> _Short problem_
Of all the lines in the material below, how many include the string "this"? Give the number only.

☆ ☆ ☆ ☆ ☆ ☆ ☆

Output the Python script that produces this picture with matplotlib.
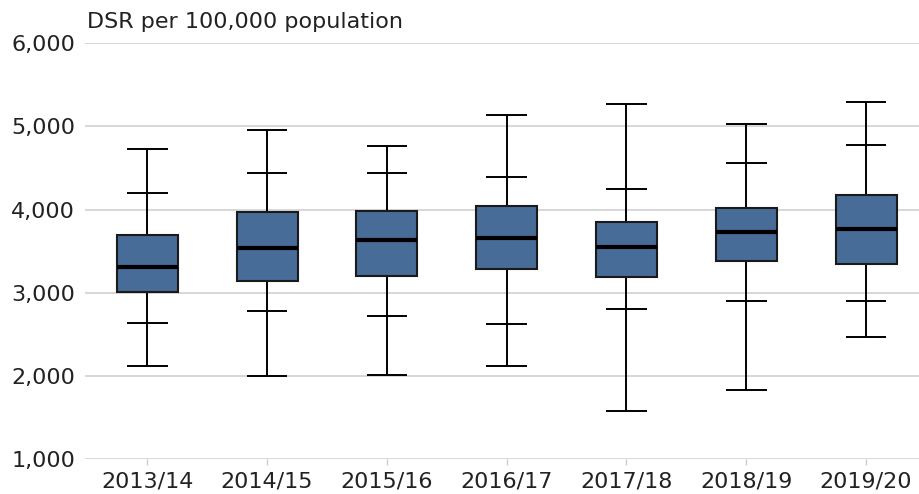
import matplotlib
matplotlib.use("Agg")
import matplotlib.pyplot as plt
from matplotlib.patches import Rectangle

categories = ["2013/14", "2014/15", "2015/16", "2016/17", "2017/18", "2018/19", "2019/20"]
minimum = [2116, 2000, 2008, 2116, 1584, 1832, 2464]
lower_inner = [2640, 2780, 2728, 2632, 2808, 2908, 2900]
q1 = [3008, 3148, 3208, 3288, 3192, 3380, 3352]
median = [3308, 3540, 3640, 3660, 3548, 3728, 3768]
q3 = [3696, 3968, 3988, 4040, 3852, 4016, 4180]
upper_inner = [4200, 4440, 4440, 4392, 4248, 4560, 4780]
maximum = [4728, 4952, 4768, 5140, 5272, 5032, 5300]
yticks = [1000, 2000, 3000, 4000, 5000, 6000]
ylabel = "DSR per 100,000 population"

plt.rcParams['font.family'] = ['DejaVu Sans']
fig = plt.figure(figsize=(9.2, 4.94), dpi=100)
ax = fig.add_axes([85/920, 1 - 459.3/494, 1 - 85/920, (459.3 - 43.3)/494])

box_fill = "#476c98"
text_color = "#222222"
box_w = 0.51
cap_w = 0.17
fs = 16

for i, cat in enumerate(categories):
    ax.plot([i, i], [minimum[i], q1[i]], color="black", lw=1.4, zorder=2, solid_capstyle="butt")
    ax.plot([i, i], [q3[i], maximum[i]], color="black", lw=1.4, zorder=2, solid_capstyle="butt")
    for v in (minimum[i], lower_inner[i], upper_inner[i], maximum[i]):
        ax.plot([i - cap_w, i + cap_w], [v, v], color="black", lw=1.4, zorder=2, solid_capstyle="butt")
    ax.add_patch(Rectangle((i - box_w / 2, q1[i]), box_w, q3[i] - q1[i],
                           facecolor=box_fill, edgecolor="#1a1a1a", lw=1.5, zorder=3))
    ax.plot([i - box_w / 2, i + box_w / 2], [median[i], median[i]], color="black", lw=3, zorder=4,
            solid_capstyle="butt")

ax.set_xlim(-0.52, 6.45)
ax.set_ylim(1000, 6000)
ax.set_yticks(yticks)
ax.set_yticklabels([f"{v:,}" for v in yticks])
ax.set_xticks(range(len(categories)))
ax.set_xticklabels(categories)
ax.grid(axis="y", color="#d4d4d4", lw=1.3)
ax.set_axisbelow(True)
for s in ax.spines.values():
    s.set_visible(False)
ax.tick_params(axis="y", length=0, pad=7, labelsize=fs, labelcolor=text_color)
ax.tick_params(axis="x", length=4, color="#cccccc", width=1, pad=5, labelsize=fs, labelcolor=text_color)

fig.text(87/920, 1 - 22/494, ylabel, fontsize=fs, color=text_color, va="center", ha="left")

fig.savefig("out.png", dpi=100)
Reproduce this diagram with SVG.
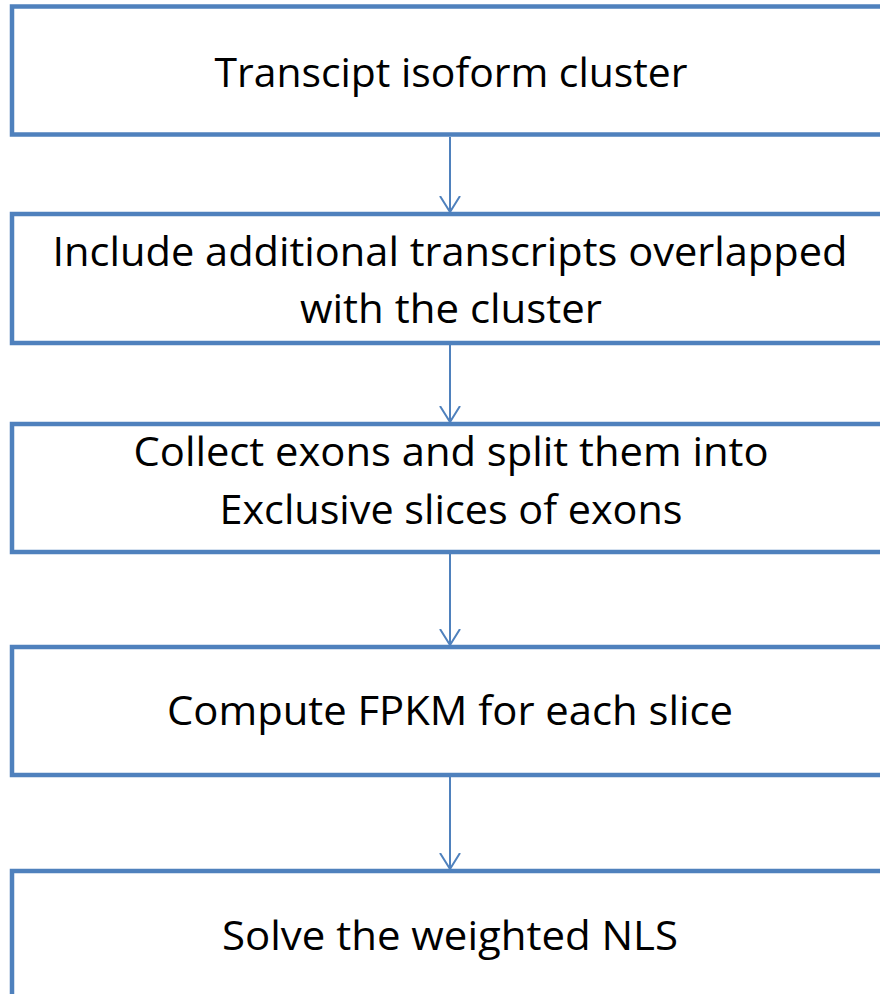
<svg xmlns="http://www.w3.org/2000/svg" width="880" height="994" viewBox="0 0 880 994">
<defs>
<style>
.box{fill:#FFFFFF;stroke:#4F81BD;stroke-width:4.5}
.lbl{font-family:"Open Sans","Liberation Sans",sans-serif;font-size:41px;fill:#000000;text-anchor:middle}
.conn line{stroke:#4F81BD;stroke-width:2}
</style>
<marker id="arr" viewBox="0 0 17 22" refX="16" refY="11" markerWidth="17" markerHeight="22" markerUnits="userSpaceOnUse" orient="auto">
<polyline points="0,1 16,11 0,21" fill="none" stroke="#4F81BD" stroke-width="2"/>
</marker>
</defs>
<rect width="880" height="994" fill="#FFFFFF"/>
<g id="n1">
<rect class="box" x="12" y="6.5" width="880" height="128"/>
<text class="lbl" x="451" y="87" textLength="473" lengthAdjust="spacingAndGlyphs">Transcipt isoform cluster</text>
</g>
<g id="n2">
<rect class="box" x="12" y="214" width="880" height="129"/>
<text class="lbl" x="450" y="266" textLength="795" lengthAdjust="spacingAndGlyphs">Include additional transcripts overlapped</text>
<text class="lbl" x="451" y="323" textLength="302" lengthAdjust="spacingAndGlyphs">with the cluster</text>
</g>
<g id="n3">
<rect class="box" x="12" y="424" width="880" height="128"/>
<text class="lbl" x="451" y="466" textLength="635" lengthAdjust="spacingAndGlyphs">Collect exons and split them into</text>
<text class="lbl" x="451" y="524" textLength="463" lengthAdjust="spacingAndGlyphs">Exclusive slices of exons</text>
</g>
<g id="n4">
<rect class="box" x="12" y="647" width="880" height="128"/>
<text class="lbl" x="450" y="725" textLength="566" lengthAdjust="spacingAndGlyphs">Compute FPKM for each slice</text>
</g>
<g id="n5">
<rect class="box" x="12" y="871" width="880" height="140"/>
<text class="lbl" x="450" y="950" textLength="456" lengthAdjust="spacingAndGlyphs">Solve the weighted NLS</text>
</g>
<g id="connectors" class="conn">
<line x1="450" y1="137" x2="450" y2="212" marker-end="url(#arr)"/>
<line x1="450" y1="345" x2="450" y2="422" marker-end="url(#arr)"/>
<line x1="450" y1="554" x2="450" y2="645" marker-end="url(#arr)"/>
<line x1="450" y1="777" x2="450" y2="869" marker-end="url(#arr)"/>
</g>
</svg>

☆ ☆ ☆ ☆ ☆ ☆ ☆

> _Result_
2